Em uma dessas viagens, chegando a Paris, deixei as malas no hotel e, rapidamente, andei alguns quarteirões para encontrar o Instituto Pasteur; um prédio majestoso em estilo neoclássico, que é a representação viva da vitória da ciência sobre a doença. Logo à frente, em sua alameda principal, está instalada a escultura de nome “a mordida”: o menino Joseph Meister sendo mordido em 1885 por um cão rábico. Uma homenagem ao primeiro caso de cura da hidrofobia. Sob a liderança de Pasteur, na “cidade luz”, vencemos a raiva, a difteria, o tétano, a tuberculose, a poliomielite, a gripe, a febre amarela e a peste bubônica.


No século passado, no final de setembro de 1918, passageiros desembarcando de um navio britânico vindo de Lisboa, trouxeram a doença que se passou a chamar gripe espanhola (que ao contrário do que pensamos, surgiu na Filadélfia, nos Estados Unidos). De acordo com os historiadores, as autoridades brasileiras da época demoraram a agir: medidas de prevenção e de distanciamento social só foram tomadas quando a pandemia já acometera grande parte da população. Pesquisas da Fiocruz indicam que entre outubro e novembro de 1918, 65% da dos brasileiros contraíram a doença. Só no Rio de Janeiro foram 14 mil óbitos. Dentre as pessoas que adoeceram estava Rodrigues Alves, que chegou a ser eleito do presidente do Brasil mas morreu antes de sua posse. Sem vacina, surgiram os tratamentos considerados “infalíveis” e para nós hoje os mais estranhos possíveis. “Pitadas de tabaco, balas de ervas e tônicos; alfazema queimada ou incenso para “limpar o ar” e, até, a ingestão de sal de quinino, antigo remédio usado para o tratamento da malária, que, sem qualquer comprovação de sua eficácia, sumiu das prateleiras.

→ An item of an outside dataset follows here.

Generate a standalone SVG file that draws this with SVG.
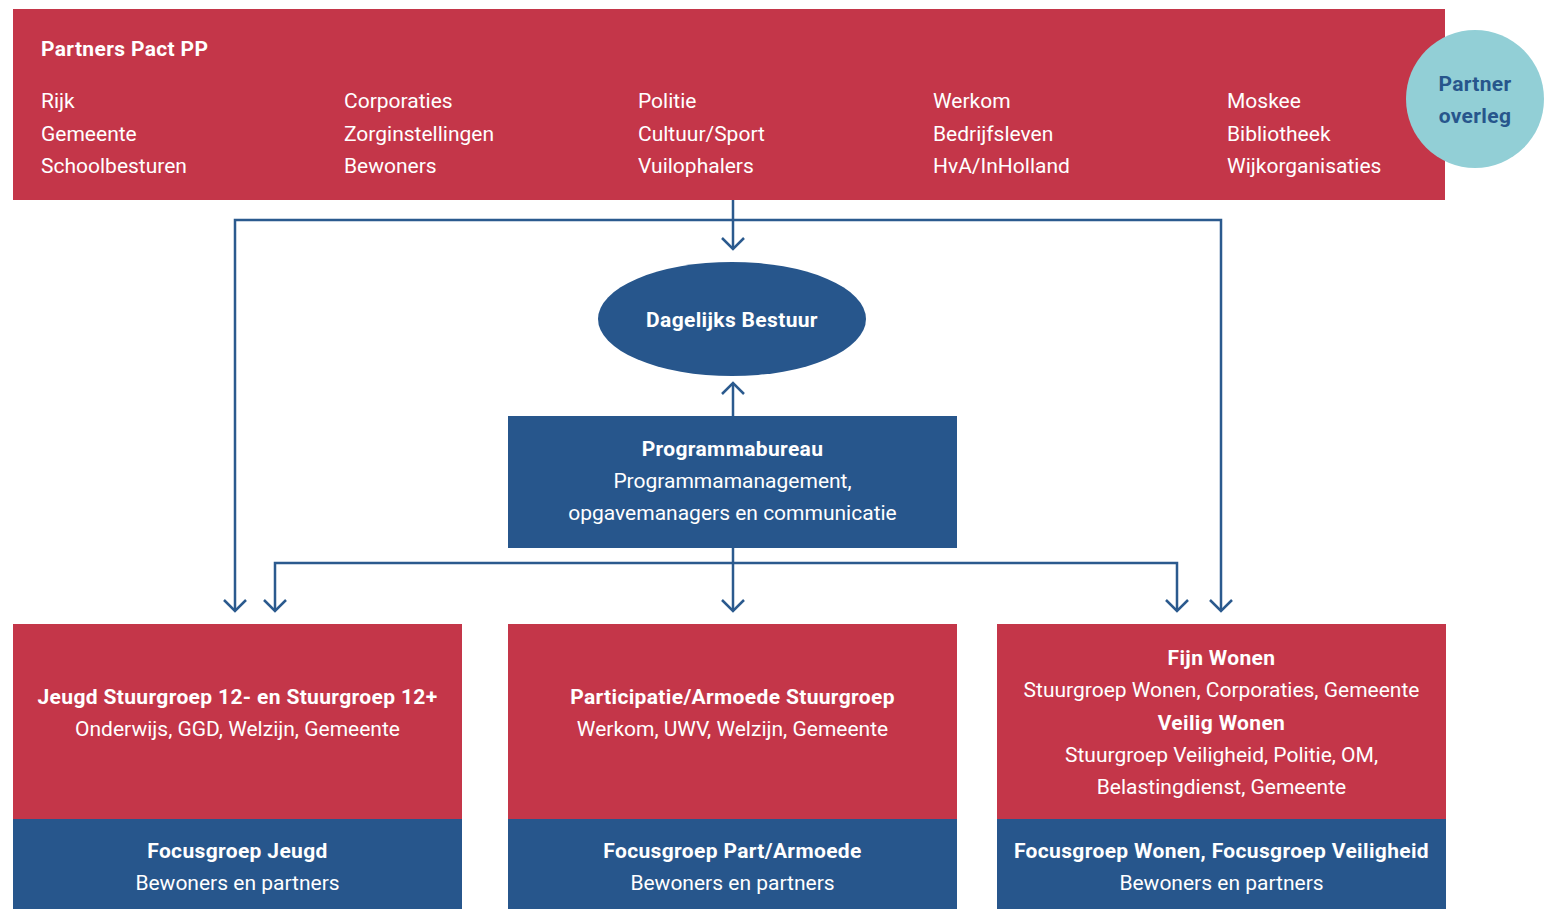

Tem-se notícia que, em 1919, uma CPI no Senado foi instaurada por conta dos desmandos presidenciais, mas se passaram pouco mais de cem anos e os recursos, decursos e agravos de instrumentos solicitados por sua defesa ao Tribunal Superior de Justiça ainda não permitiu que os “órgãos colegiados” chegassem a uma conclusão sobre o caso. Mas, apesar das centenas de testemunhas ouvidas e milhares de óbitos documentados os prazos processuais estão correndo e as autoridades afirmam esperar concluí-lo, no máximo, até 2090.


Nota: Este último parágrafo naturalmente, não é verdadeiro; foi uma ironia. Mas os anteriores, acreditem ou não, correspondem aos fatos.